E3 Metals (ETMC.V) plans to test its new lithium concentration technology at a soon-to-be built pilot plant in Alberta, the company announced today.

If successful, the technology could extract additional revenues from the company’s resource in Alberta’s Leduc reservoir, a sizable claim approaching 600,000 hectares with an inferred 6.7 million tonnes of lithium carbonate equivalent (LCE).

E3 Metals’ permit map in the Leduc Reservoir

The nearly seven million tonnes of inferred LCE only accounts for 34 percent of the company’s claims on the reservoir.

Continued development of E3 Metals’ lithium production technology will continue with the assistance of engineering, procurement and construction (EPC) firms.

The company has also partnered with GreenCentre Canada (GCC) and the National Research Council of Canada (NRC) to continue research into lithium production.

GCC is a not-for-profit based in Ontario “with a mandate to assist in the commercialization of chemical technology from both industry and academia,” through its research facilities.

The NRC is an arm of the Canadian government meant to foster tech-innovation nationally.

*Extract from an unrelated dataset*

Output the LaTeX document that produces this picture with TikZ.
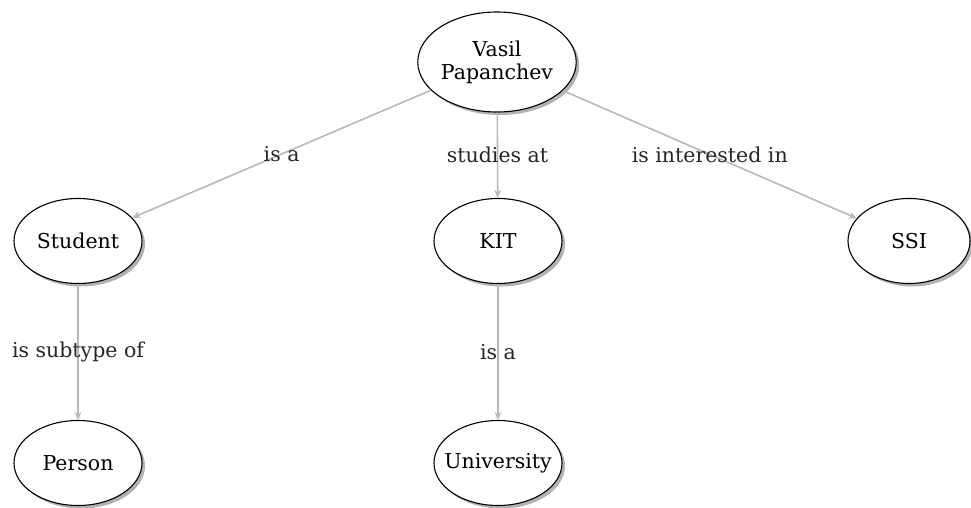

The organization granted E3 Metals $100,000 in August for this project’s development.

“These partnerships are to advance E3’s ion-exchange technology developed by the Alessi Lab at the University of Alberta to commercial readiness,” according to the company.

Additional objectives for the company are the development of a commercial chemical sorbent and design parameters for the construction of its pilot plant.

E3 Metals six month development plan

The company has outlined its schedule for the net six months of the project’s development:

  1. Demonstrating repeatability of the University of Alberta’s extraction technology development at commercial facilities (GCC — AI and NRC — IRAP);
  2. Increasing the performance efficiencies of the ion-exchange process by increasing recovery, concentration factor and lithium uptake;
  3. Developing a commercially scalable ion-exchange sorbent material;
  4. Constructing ion-exchange equipment in a lab environment to refine the mass balance and generate volumes of concentrate;
  5. Producing lithium hydroxide at the lab scale;
  6. Finalizing the lithium production process flow sheet;
  7. Finalizing the design of the pilot plant.

E3 Metals proposed flowsheet has identified a three step process for extracting their LCE resource:

The first step involves pumping the lithium-enriched brine from the Leduc reservoir to the surface. The second step is creating a higher-grade lithium concentrate that utilizes E3’s proprietary ion-exchange process. The third step generates the final lithium product (lithium hydroxide or carbonate) by further purification, electrolysis and crystallization.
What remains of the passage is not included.